● Task directions
Leave the pictures out. Retype exactly the lines below from the one containing "What React, TypeScript" through the one containing "import * as", and no others.

● Records to use
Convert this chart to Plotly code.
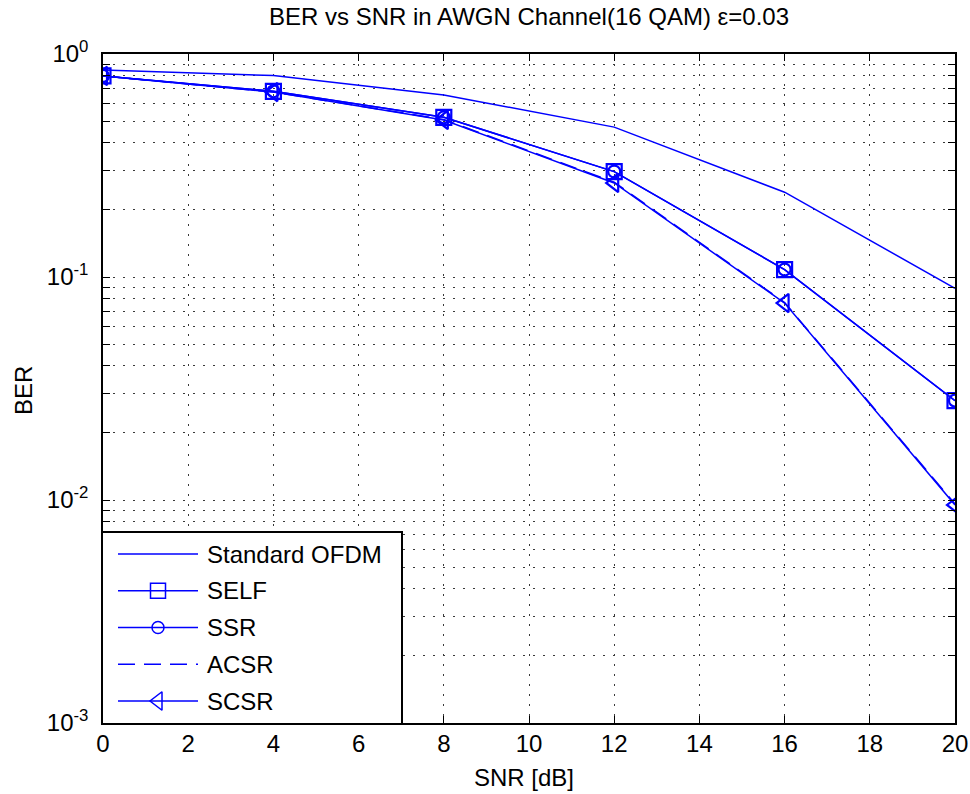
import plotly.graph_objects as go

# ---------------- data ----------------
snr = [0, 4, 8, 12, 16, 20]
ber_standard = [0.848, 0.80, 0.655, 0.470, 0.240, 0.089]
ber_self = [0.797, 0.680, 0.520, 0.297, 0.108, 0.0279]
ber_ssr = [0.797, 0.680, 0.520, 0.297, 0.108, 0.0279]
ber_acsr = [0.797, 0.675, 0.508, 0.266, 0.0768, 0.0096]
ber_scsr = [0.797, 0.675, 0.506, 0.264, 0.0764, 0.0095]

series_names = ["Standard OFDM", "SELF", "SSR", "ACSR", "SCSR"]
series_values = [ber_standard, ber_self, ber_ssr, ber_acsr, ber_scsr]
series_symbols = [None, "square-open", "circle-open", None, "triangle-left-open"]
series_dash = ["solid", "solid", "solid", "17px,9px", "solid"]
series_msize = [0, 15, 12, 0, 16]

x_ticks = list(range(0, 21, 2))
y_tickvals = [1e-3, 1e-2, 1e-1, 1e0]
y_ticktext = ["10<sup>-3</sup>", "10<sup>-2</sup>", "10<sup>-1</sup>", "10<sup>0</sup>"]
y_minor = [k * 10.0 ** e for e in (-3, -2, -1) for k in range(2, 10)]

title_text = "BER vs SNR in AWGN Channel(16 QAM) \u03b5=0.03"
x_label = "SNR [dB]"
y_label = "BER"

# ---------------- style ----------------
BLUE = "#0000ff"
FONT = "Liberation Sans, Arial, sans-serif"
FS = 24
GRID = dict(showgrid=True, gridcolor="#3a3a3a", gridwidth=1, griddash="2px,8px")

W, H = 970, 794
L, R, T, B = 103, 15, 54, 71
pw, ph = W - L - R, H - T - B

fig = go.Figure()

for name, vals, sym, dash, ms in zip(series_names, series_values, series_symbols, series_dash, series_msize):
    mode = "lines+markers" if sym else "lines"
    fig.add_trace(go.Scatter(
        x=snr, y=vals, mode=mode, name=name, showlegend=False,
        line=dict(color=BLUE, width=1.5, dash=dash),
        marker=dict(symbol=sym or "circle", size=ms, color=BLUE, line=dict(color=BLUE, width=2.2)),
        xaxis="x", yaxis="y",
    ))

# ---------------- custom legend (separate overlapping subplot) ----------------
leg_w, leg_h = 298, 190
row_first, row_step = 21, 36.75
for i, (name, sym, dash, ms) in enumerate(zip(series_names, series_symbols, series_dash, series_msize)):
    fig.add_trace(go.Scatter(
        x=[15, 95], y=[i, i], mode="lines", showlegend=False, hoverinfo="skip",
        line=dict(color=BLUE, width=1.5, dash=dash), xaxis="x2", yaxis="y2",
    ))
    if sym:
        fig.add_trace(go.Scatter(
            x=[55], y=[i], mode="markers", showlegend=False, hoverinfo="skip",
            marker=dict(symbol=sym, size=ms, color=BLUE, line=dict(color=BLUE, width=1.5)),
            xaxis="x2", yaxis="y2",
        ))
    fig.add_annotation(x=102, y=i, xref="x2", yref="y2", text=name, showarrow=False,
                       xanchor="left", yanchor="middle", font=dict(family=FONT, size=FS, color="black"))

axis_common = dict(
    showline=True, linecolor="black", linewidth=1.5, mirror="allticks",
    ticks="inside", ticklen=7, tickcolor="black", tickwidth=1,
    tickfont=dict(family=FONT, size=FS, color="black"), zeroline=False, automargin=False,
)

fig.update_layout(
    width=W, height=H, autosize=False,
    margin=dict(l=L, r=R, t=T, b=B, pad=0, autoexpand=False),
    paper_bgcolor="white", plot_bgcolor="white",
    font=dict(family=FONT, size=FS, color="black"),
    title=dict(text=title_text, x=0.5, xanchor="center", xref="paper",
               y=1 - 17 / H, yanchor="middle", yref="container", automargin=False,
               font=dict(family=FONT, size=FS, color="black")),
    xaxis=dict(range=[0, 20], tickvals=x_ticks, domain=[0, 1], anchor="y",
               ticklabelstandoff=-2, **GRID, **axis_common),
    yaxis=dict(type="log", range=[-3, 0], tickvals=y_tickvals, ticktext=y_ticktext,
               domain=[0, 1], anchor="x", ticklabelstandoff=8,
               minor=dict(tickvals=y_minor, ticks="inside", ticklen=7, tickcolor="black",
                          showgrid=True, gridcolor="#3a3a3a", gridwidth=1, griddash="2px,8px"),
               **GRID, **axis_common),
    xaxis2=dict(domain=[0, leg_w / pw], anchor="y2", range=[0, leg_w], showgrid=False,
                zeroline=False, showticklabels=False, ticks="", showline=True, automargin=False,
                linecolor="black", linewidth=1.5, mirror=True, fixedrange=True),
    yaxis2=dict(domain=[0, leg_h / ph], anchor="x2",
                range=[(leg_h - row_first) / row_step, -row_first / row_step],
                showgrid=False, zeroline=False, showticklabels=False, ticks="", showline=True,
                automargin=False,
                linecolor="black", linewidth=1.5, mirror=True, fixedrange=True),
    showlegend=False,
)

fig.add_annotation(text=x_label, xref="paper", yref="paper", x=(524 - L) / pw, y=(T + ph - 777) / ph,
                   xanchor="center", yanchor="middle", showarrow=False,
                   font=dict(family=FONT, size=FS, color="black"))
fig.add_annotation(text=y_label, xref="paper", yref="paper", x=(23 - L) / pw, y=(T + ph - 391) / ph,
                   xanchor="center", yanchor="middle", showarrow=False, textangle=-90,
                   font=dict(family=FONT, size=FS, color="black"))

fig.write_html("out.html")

--

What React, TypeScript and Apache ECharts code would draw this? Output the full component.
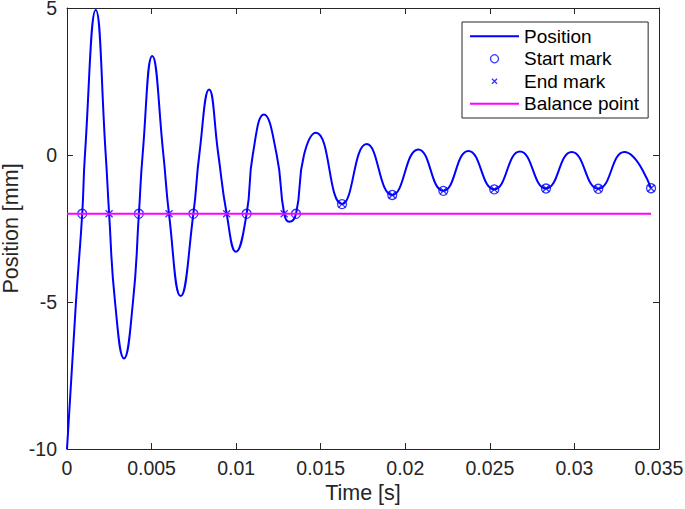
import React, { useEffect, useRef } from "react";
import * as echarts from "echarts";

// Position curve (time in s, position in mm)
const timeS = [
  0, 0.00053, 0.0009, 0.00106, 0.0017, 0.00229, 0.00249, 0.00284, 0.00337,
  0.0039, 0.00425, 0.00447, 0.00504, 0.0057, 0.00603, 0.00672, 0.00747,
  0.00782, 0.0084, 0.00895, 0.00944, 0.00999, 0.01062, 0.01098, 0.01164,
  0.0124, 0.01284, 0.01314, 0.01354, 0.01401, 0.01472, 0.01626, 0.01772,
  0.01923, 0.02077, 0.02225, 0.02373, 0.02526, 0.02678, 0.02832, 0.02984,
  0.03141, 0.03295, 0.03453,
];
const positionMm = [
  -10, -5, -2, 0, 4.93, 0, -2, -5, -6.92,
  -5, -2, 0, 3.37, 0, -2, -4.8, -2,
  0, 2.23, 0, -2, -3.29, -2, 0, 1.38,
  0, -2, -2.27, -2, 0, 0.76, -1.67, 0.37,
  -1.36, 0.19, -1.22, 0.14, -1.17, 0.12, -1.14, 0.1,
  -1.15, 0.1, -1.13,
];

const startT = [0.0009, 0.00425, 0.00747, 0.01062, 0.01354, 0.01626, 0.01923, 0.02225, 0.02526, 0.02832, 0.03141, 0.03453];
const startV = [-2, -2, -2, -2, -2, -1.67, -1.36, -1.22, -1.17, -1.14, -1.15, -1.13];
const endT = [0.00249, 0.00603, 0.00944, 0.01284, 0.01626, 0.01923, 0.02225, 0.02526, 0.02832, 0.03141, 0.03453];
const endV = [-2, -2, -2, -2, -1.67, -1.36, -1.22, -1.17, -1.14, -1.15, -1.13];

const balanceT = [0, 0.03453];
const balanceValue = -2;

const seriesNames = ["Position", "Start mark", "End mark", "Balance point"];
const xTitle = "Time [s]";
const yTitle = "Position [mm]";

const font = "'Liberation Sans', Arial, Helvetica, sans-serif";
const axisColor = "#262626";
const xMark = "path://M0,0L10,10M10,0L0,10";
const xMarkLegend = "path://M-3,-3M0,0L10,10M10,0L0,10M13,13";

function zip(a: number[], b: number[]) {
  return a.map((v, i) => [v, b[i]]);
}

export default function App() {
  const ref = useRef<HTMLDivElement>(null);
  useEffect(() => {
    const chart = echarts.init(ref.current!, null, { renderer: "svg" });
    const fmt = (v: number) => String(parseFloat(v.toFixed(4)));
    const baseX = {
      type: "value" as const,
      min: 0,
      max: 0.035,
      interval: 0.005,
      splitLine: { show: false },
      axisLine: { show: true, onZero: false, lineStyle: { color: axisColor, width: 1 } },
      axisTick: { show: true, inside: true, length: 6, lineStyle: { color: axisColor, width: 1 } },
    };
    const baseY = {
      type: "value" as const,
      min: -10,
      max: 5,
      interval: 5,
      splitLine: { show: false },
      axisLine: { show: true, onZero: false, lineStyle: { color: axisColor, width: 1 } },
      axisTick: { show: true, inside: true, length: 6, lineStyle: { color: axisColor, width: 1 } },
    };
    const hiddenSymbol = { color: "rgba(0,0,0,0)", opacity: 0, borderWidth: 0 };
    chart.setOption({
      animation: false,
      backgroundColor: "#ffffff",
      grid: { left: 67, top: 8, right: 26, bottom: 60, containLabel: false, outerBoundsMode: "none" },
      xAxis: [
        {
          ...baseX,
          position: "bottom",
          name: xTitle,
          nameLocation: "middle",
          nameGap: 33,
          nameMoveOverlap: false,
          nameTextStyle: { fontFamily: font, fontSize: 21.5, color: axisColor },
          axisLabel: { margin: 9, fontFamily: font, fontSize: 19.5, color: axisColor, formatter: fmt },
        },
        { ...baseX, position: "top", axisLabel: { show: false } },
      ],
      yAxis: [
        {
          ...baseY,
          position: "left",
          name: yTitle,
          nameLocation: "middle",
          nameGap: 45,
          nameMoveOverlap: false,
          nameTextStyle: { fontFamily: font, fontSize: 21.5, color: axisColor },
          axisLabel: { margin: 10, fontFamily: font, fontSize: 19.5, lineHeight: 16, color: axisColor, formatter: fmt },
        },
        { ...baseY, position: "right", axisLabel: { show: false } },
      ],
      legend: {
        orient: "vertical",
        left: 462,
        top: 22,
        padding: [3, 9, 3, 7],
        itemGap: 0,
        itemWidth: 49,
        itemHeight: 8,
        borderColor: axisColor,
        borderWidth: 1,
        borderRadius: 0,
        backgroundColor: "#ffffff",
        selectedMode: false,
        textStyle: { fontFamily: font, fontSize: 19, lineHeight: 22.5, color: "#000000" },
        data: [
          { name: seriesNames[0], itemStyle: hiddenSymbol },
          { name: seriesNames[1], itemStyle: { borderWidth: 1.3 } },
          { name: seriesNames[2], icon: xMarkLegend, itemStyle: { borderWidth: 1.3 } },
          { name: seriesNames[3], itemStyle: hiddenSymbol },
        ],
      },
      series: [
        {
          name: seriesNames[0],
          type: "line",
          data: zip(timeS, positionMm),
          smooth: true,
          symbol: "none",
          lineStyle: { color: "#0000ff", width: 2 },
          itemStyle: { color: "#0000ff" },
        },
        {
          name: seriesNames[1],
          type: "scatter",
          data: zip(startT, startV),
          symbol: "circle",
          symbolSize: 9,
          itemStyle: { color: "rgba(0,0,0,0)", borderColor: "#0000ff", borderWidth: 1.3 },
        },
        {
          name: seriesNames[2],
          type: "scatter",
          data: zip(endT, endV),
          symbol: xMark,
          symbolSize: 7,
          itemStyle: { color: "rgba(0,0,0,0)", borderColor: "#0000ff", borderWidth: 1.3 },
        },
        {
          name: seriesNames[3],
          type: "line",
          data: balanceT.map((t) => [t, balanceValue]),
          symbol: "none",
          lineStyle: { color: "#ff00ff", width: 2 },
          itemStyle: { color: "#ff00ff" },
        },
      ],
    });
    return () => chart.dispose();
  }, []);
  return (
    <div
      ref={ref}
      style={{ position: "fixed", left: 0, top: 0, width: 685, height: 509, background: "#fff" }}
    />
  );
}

● Solved exercise
What React, TypeScript and Apache ECharts code would draw this? Output the full component.
import React, { useEffect, useRef } from "react";
import * as echarts from "echarts";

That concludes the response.